▶ **Goal**:
Look through the records below and collect all lines that hold the string "this".

▶ **Input records**:

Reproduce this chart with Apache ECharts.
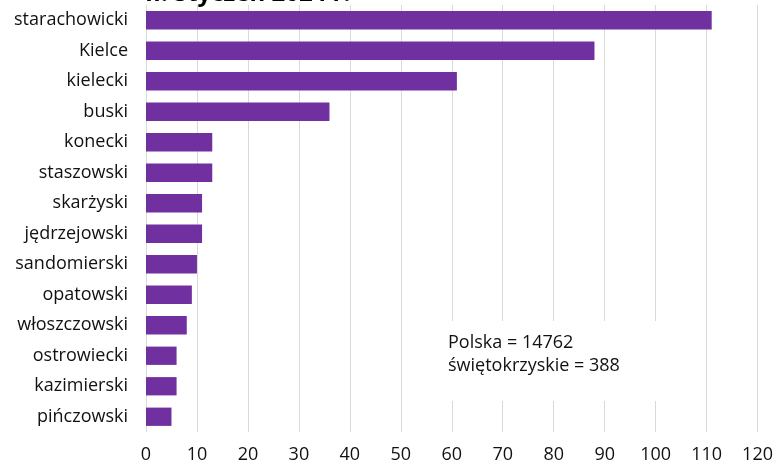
<!DOCTYPE html>
<html>
<head>
<meta charset="utf-8">
<script src="https://cdn.jsdelivr.net/npm/echarts@6/dist/echarts.min.js"></script>
<style>body{margin:0;background:#fff}#chart{width:776px;height:464px}</style>
</head>
<body>
<div id="chart"></div>
<script>
// powiaty, od góry do dołu
const powiaty = ['starachowicki', 'Kielce', 'kielecki', 'buski', 'konecki', 'staszowski', 'skarżyski',
  'jędrzejowski', 'sandomierski', 'opatowski', 'włoszczowski', 'ostrowiecki', 'kazimierski', 'pińczowski'];
const wartosci = [111, 88, 61, 36, 13, 13, 11, 11, 10, 9, 8, 6, 6, 5];
const xTicks = [0, 10, 20, 30, 40, 50, 60, 70, 80, 90, 100, 110, 120];
const podpis = ['Polska = 14762', 'świętokrzyskie = 388'];
const tytul = 'II. Styczeń 2024 r.';

const font = '"Open Sans", "Noto Sans", sans-serif';

const chart = echarts.init(document.getElementById('chart'), null, { renderer: 'canvas' });
chart.setOption({
  animation: false,
  textStyle: { fontFamily: font },
  title: {
    text: tytul,
    left: 140,
    top: -23,
    textStyle: { fontFamily: font, fontSize: 24, fontWeight: 'bold', color: '#000' }
  },
  grid: { left: 146, right: 14, top: 5, height: 428, containLabel: false },
  xAxis: {
    type: 'value',
    min: xTicks[0],
    max: xTicks[xTicks.length - 1],
    interval: 10,
    axisLine: { show: false },
    axisTick: { show: false },
    axisLabel: { color: '#111', fontSize: 18, margin: 14, fontFamily: font },
    splitLine: { lineStyle: { color: '#d9d9d9', width: 1 } }
  },
  yAxis: {
    type: 'category',
    data: powiaty,
    inverse: true,
    axisLine: { show: true, lineStyle: { color: '#d9d9d9', width: 1 } },
    axisTick: { show: false },
    axisLabel: { color: '#111', fontSize: 18, margin: 18, fontFamily: font }
  },
  series: [{
    type: 'bar',
    data: wartosci,
    barWidth: '60%',
    itemStyle: { color: '#7030A0' }
  }],
  graphic: [
    {
      type: 'rect',
      shape: { x: 404, y: 321, width: 296, height: 80 },
      style: { fill: '#fff' },
      z: 100
    },
    {
      type: 'text',
      left: 448,
      top: 331,
      z: 101,
      style: {
        text: podpis.join('\n'),
        font: '18px ' + font,
        lineHeight: 23,
        fill: '#111'
      }
    }
  ]
});
</script>
</body>
</html>
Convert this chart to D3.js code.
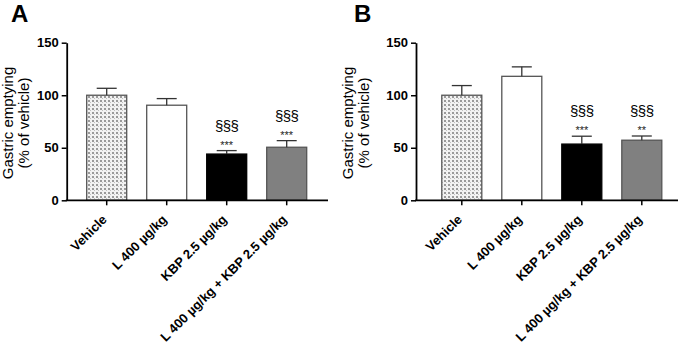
<!DOCTYPE html>
<html>
<head>
<meta charset="utf-8">
<script src="https://cdn.jsdelivr.net/npm/d3@7/dist/d3.min.js"></script>
<style>
  body { margin: 0; background: #fff; }
  svg { display: block; font-family: "Liberation Sans", Arial, sans-serif; }
  .tick text { font-weight: bold; font-size: 13px; fill: #000; }
  .tick line { stroke: #000; stroke-width: 1.5; }
</style>
</head>
<body>
<svg id="chart" width="685" height="342"></svg>
<script>
// Datos de los dos paneles
const groups = ["Vehicle", "L 400 µg/kg", "KBP 2.5 µg/kg", "L 400 µg/kg + KBP 2.5 µg/kg"];
const meanA = [100, 90.5, 44, 50.5];
const semA = [6.6, 6.3, 3.3, 6.3];
const meanB = [100, 118, 53.5, 57.2];
const semB = [9.2, 9, 7.5, 4];
const sectA = ["", "", "§§§", "§§§"];
const starsA = ["", "", "***", "***"];
const sectB = ["", "", "§§§", "§§§"];
const starsB = ["", "", "***", "**"];
const yTicks = [0, 50, 100, 150];

const fills = ["url(#dots)", "#ffffff", "#000000", "#808080"];

const svg = d3.select("#chart");

// patron punteado para Vehicle
const defs = svg.append("defs");
const pat = defs.append("pattern")
  .attr("id", "dots")
  .attr("patternUnits", "userSpaceOnUse")
  .attr("width", 4).attr("height", 4);
pat.append("rect").attr("width", 4).attr("height", 4).attr("fill", "#f2f2f2");
pat.append("rect").attr("x", 0).attr("y", 0).attr("width", 2).attr("height", 2).attr("fill", "#9a9a9a");
pat.append("rect").attr("x", 2).attr("y", 2).attr("width", 1).attr("height", 1).attr("fill", "#c0c0c0");

function drawPanel(cfg) {
  const g = svg.append("g");

  const y = d3.scaleLinear().domain([0, 150]).range([200.3, 42.7]);
  const step = 60;
  const x = d3.scaleBand()
    .domain(groups)
    .paddingInner(1 / 3)
    .paddingOuter(cfg.padOuter)
    .range([cfg.axisX, cfg.axisX + step * (4 - 1 / 3 + 2 * cfg.padOuter)]);

  // barras
  g.selectAll(".bar")
    .data(groups)
    .enter().append("rect")
    .attr("class", "bar")
    .attr("x", d => x(d))
    .attr("width", x.bandwidth())
    .attr("y", (d, i) => y(cfg.mean[i]))
    .attr("height", (d, i) => y(0) - y(cfg.mean[i]))
    .attr("fill", (d, i) => fills[i])
    .attr("stroke", (d, i) => i === 2 ? "#000" : "#555")
    .attr("stroke-width", 1.3);

  // barras de error (solo hacia arriba)
  const err = g.selectAll(".err")
    .data(groups)
    .enter().append("g")
    .attr("class", "err");
  err.append("line")
    .attr("x1", d => x(d) + x.bandwidth() / 2)
    .attr("x2", d => x(d) + x.bandwidth() / 2)
    .attr("y1", (d, i) => y(cfg.mean[i]))
    .attr("y2", (d, i) => y(cfg.mean[i] + cfg.sem[i]))
    .attr("stroke", "#333").attr("stroke-width", 1.3);
  err.append("line")
    .attr("x1", d => x(d) + x.bandwidth() / 2 - 10)
    .attr("x2", d => x(d) + x.bandwidth() / 2 + 10)
    .attr("y1", (d, i) => y(cfg.mean[i] + cfg.sem[i]))
    .attr("y2", (d, i) => y(cfg.mean[i] + cfg.sem[i]))
    .attr("stroke", "#333").attr("stroke-width", 1.3);

  // significancia
  g.selectAll(".stars")
    .data(groups)
    .enter().append("text")
    .attr("x", d => x(d) + x.bandwidth() / 2)
    .attr("y", (d, i) => y(cfg.mean[i] + cfg.sem[i]) - 2)
    .attr("text-anchor", "middle")
    .attr("font-size", 11)
    .attr("fill", "#222")
    .text((d, i) => cfg.stars[i]);
  g.selectAll(".sect")
    .data(groups)
    .enter().append("text")
    .attr("x", d => x(d) + x.bandwidth() / 2)
    .attr("y", (d, i) => y(cfg.mean[i] + cfg.sem[i]) - 20)
    .attr("text-anchor", "middle")
    .attr("font-size", 15)
    .attr("fill", "#000")
    .attr("letter-spacing", -0.5)
    .text((d, i) => cfg.sect[i]);

  // eje Y
  const yAxis = g.append("g")
    .attr("transform", `translate(${cfg.axisX},0)`)
    .call(d3.axisLeft(y).tickValues(yTicks).tickSize(5).tickPadding(3).tickSizeOuter(0));
  yAxis.select(".domain").attr("stroke", "#000").attr("stroke-width", 1.8);

  // eje X
  const xAxis = g.append("g")
    .attr("transform", `translate(0,${y(0)})`)
    .call(d3.axisBottom(x).tickSize(5).tickSizeOuter(0));
  xAxis.select(".domain").remove();
  xAxis.selectAll(".tick text")
    .attr("text-anchor", "end")
    .attr("y", 0)
    .attr("dy", 0)
    .attr("transform", "translate(1,20) rotate(-45)");
  g.append("line")
    .attr("x1", cfg.axisX - 0.9).attr("x2", cfg.axisEnd)
    .attr("y1", y(0)).attr("y2", y(0))
    .attr("stroke", "#000").attr("stroke-width", 1.8);

  // titulo eje Y
  const lab = g.append("text")
    .attr("transform", `translate(${cfg.labelX},123) rotate(-90)`)
    .attr("text-anchor", "middle")
    .attr("font-size", 15)
    .attr("fill", "#000");
  lab.append("tspan").attr("x", 0).attr("y", 0).text("Gastric emptying");
  lab.append("tspan").attr("x", 0).attr("y", 16.5).text("(% of vehicle)");

  // letra del panel
  g.append("text")
    .attr("x", cfg.letterX).attr("y", 22)
    .attr("font-size", 24).attr("font-weight", "bold")
    .text(cfg.letter);
}

drawPanel({ letter: "A", letterX: 11, axisX: 66.7, padOuter: 1 / 3, axisEnd: 328,
  labelX: 12.5, mean: meanA, sem: semA, sect: sectA, stars: starsA });
drawPanel({ letter: "B", letterX: 354, axisX: 416, padOuter: 0.43, axisEnd: 678,
  labelX: 352.5, mean: meanB, sem: semB, sect: sectB, stars: starsB });
</script>
</body>
</html>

▶ **Final result**:
Reproduce this chart with Apache ECharts.
Convert this chart to D3.js code.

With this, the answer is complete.